The problem → Set down all of the data that follows word for word, without the images.

**** Recorded information ****

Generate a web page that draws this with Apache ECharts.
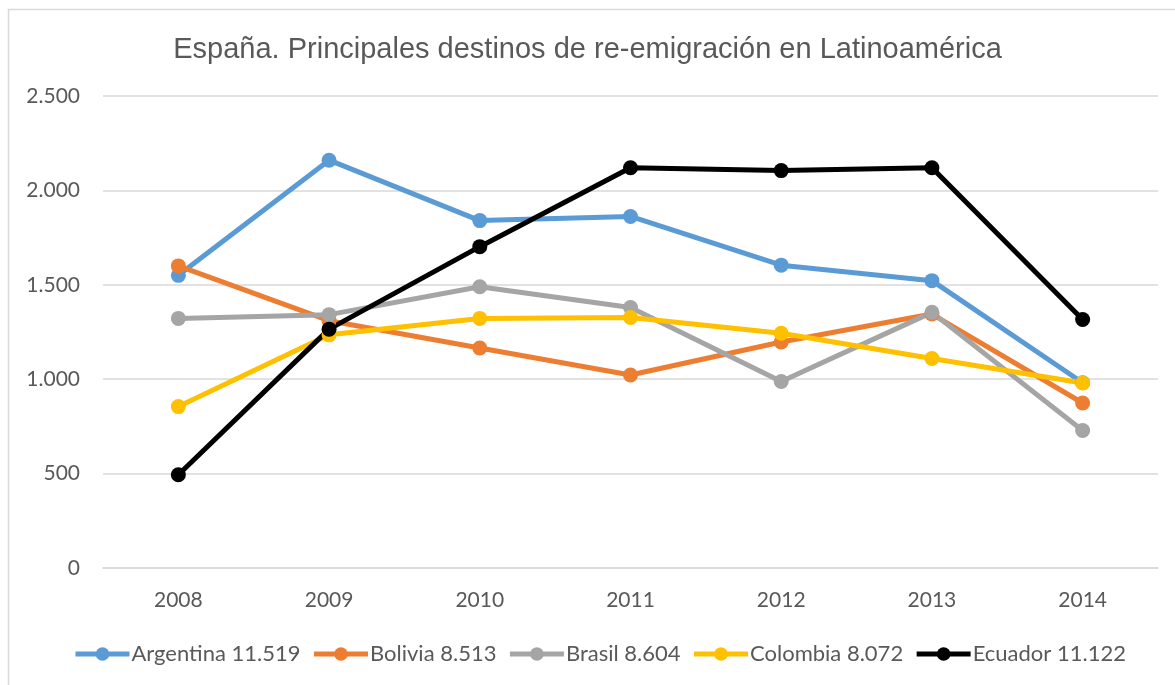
<!DOCTYPE html>
<html>
<head>
<meta charset="utf-8">
<script src="https://cdn.jsdelivr.net/npm/echarts@6/dist/echarts.min.js"></script>
<style>
  html, body { margin: 0; padding: 0; background: #fff; }
  #chart { width: 1175px; height: 685px; }
</style>
</head>
<body>
<div id="chart"></div>
<script>
const years = ['2008', '2009', '2010', '2011', '2012', '2013', '2014']
const argentina = [1550, 2160, 1840, 1862, 1604, 1522, 981]
const bolivia = [1600, 1310, 1165, 1022, 1197, 1345, 874]
const brasil = [1322, 1342, 1490, 1380, 988, 1354, 728]
const colombia = [855, 1235, 1322, 1327, 1243, 1110, 980]
const ecuador = [494, 1265, 1702, 2120, 2105, 2120, 1316]
const seriesNames = ['Argentina 11.519', 'Bolivia 8.513', 'Brasil 8.604', 'Colombia 8.072', 'Ecuador 11.122']
const seriesColors = ['#5B9BD5', '#ED7D31', '#A5A5A5', '#FFC000', '#000000']

const chart = echarts.init(document.getElementById('chart'))
const textColor = '#595959'
const labelFont = 'Lato, "Open Sans", sans-serif'

function lineSeries(name, data, color) {
  return {
    name,
    type: 'line',
    data,
    symbol: 'circle',
    symbolSize: 15,
    lineStyle: { color, width: 5 },
    itemStyle: { color },
    emphasis: { disabled: true }
  }
}

chart.setOption({
  animation: false,
  backgroundColor: '#fff',
  graphic: [
    {
      type: 'rect',
      shape: { x: 8.5, y: 9.5, width: 1300, height: 800 },
      style: { fill: 'none', stroke: '#d9d9d9', lineWidth: 1.5 },
      silent: true
    }
  ],
  title: {
    text: 'España. Principales destinos de re-emigración en Latinoamérica',
    left: 'center',
    top: 30,
    textStyle: {
      fontFamily: '"Liberation Sans", Arial, sans-serif',
      fontSize: 29,
      fontWeight: 'normal',
      color: textColor
    }
  },
  grid: { left: 103, right: 17, top: 96, bottom: 117 },
  legend: {
    bottom: 15,
    left: 68,
    itemWidth: 54,
    itemHeight: 17,
    itemGap: 11,
    lineStyle: { width: 5 },
    textStyle: { fontFamily: labelFont, fontSize: 22, color: textColor, padding: [0, 0, 0, -3] },
    data: seriesNames
  },
  xAxis: {
    type: 'category',
    data: years,
    boundaryGap: true,
    axisLine: { lineStyle: { color: '#d9d9d9', width: 1.5 } },
    axisTick: { show: false },
    axisLabel: { color: textColor, fontFamily: labelFont, fontSize: 21, margin: 22 }
  },
  yAxis: {
    type: 'value',
    min: 0,
    max: 2500,
    interval: 500,
    axisLine: { show: false },
    axisTick: { show: false },
    splitLine: { lineStyle: { color: '#d9d9d9', width: 1.5 } },
    axisLabel: {
      color: textColor,
      fontFamily: labelFont,
      fontSize: 21,
      margin: 23,
      formatter: (v) => v.toLocaleString('de-DE')
    }
  },
  series: [
    lineSeries(seriesNames[0], argentina, seriesColors[0]),
    lineSeries(seriesNames[1], bolivia, seriesColors[1]),
    lineSeries(seriesNames[2], brasil, seriesColors[2]),
    lineSeries(seriesNames[3], colombia, seriesColors[3]),
    lineSeries(seriesNames[4], ecuador, seriesColors[4])
  ]
})
</script>
</body>
</html>
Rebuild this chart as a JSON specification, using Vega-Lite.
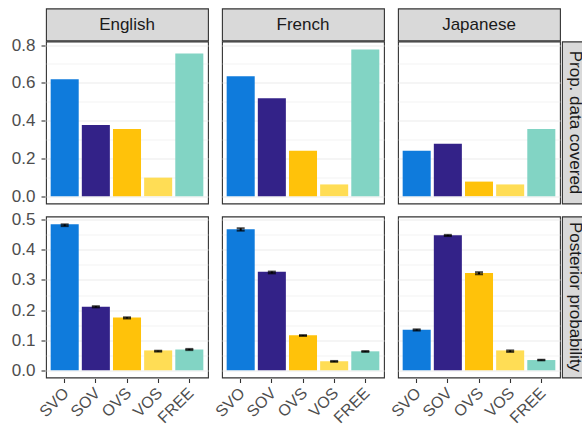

****

The result →
Generate a web page that draws this with Apache ECharts.
<!DOCTYPE html>
<html>
<head>
<meta charset="utf-8">
<script src="https://cdn.jsdelivr.net/npm/echarts@6/dist/echarts.min.js"></script>
<style>
  html, body { margin: 0; padding: 0; background: #fff; }
  #chart { width: 1175px; height: 685px; }
</style>
</head>
<body>
<div id="chart"></div>
<script>
const years = ['2008', '2009', '2010', '2011', '2012', '2013', '2014']
const argentina = [1550, 2160, 1840, 1862, 1604, 1522, 981]
const bolivia = [1600, 1310, 1165, 1022, 1197, 1345, 874]
const brasil = [1322, 1342, 1490, 1380, 988, 1354, 728]
const colombia = [855, 1235, 1322, 1327, 1243, 1110, 980]
const ecuador = [494, 1265, 1702, 2120, 2105, 2120, 1316]
const seriesNames = ['Argentina 11.519', 'Bolivia 8.513', 'Brasil 8.604', 'Colombia 8.072', 'Ecuador 11.122']
const seriesColors = ['#5B9BD5', '#ED7D31', '#A5A5A5', '#FFC000', '#000000']

const chart = echarts.init(document.getElementById('chart'))
const textColor = '#595959'
const labelFont = 'Lato, "Open Sans", sans-serif'

function lineSeries(name, data, color) {
  return {
    name,
    type: 'line',
    data,
    symbol: 'circle',
    symbolSize: 15,
    lineStyle: { color, width: 5 },
    itemStyle: { color },
    emphasis: { disabled: true }
  }
}

chart.setOption({
  animation: false,
  backgroundColor: '#fff',
  graphic: [
    {
      type: 'rect',
      shape: { x: 8.5, y: 9.5, width: 1300, height: 800 },
      style: { fill: 'none', stroke: '#d9d9d9', lineWidth: 1.5 },
      silent: true
    }
  ],
  title: {
    text: 'España. Principales destinos de re-emigración en Latinoamérica',
    left: 'center',
    top: 30,
    textStyle: {
      fontFamily: '"Liberation Sans", Arial, sans-serif',
      fontSize: 29,
      fontWeight: 'normal',
      color: textColor
    }
  },
  grid: { left: 103, right: 17, top: 96, bottom: 117 },
  legend: {
    bottom: 15,
    left: 68,
    itemWidth: 54,
    itemHeight: 17,
    itemGap: 11,
    lineStyle: { width: 5 },
    textStyle: { fontFamily: labelFont, fontSize: 22, color: textColor, padding: [0, 0, 0, -3] },
    data: seriesNames
  },
  xAxis: {
    type: 'category',
    data: years,
    boundaryGap: true,
    axisLine: { lineStyle: { color: '#d9d9d9', width: 1.5 } },
    axisTick: { show: false },
    axisLabel: { color: textColor, fontFamily: labelFont, fontSize: 21, margin: 22 }
  },
  yAxis: {
    type: 'value',
    min: 0,
    max: 2500,
    interval: 500,
    axisLine: { show: false },
    axisTick: { show: false },
    splitLine: { lineStyle: { color: '#d9d9d9', width: 1.5 } },
    axisLabel: {
      color: textColor,
      fontFamily: labelFont,
      fontSize: 21,
      margin: 23,
      formatter: (v) => v.toLocaleString('de-DE')
    }
  },
  series: [
    lineSeries(seriesNames[0], argentina, seriesColors[0]),
    lineSeries(seriesNames[1], bolivia, seriesColors[1]),
    lineSeries(seriesNames[2], brasil, seriesColors[2]),
    lineSeries(seriesNames[3], colombia, seriesColors[3]),
    lineSeries(seriesNames[4], ecuador, seriesColors[4])
  ]
})
</script>
</body>
</html>
Rebuild this chart as a JSON specification, using Vega-Lite.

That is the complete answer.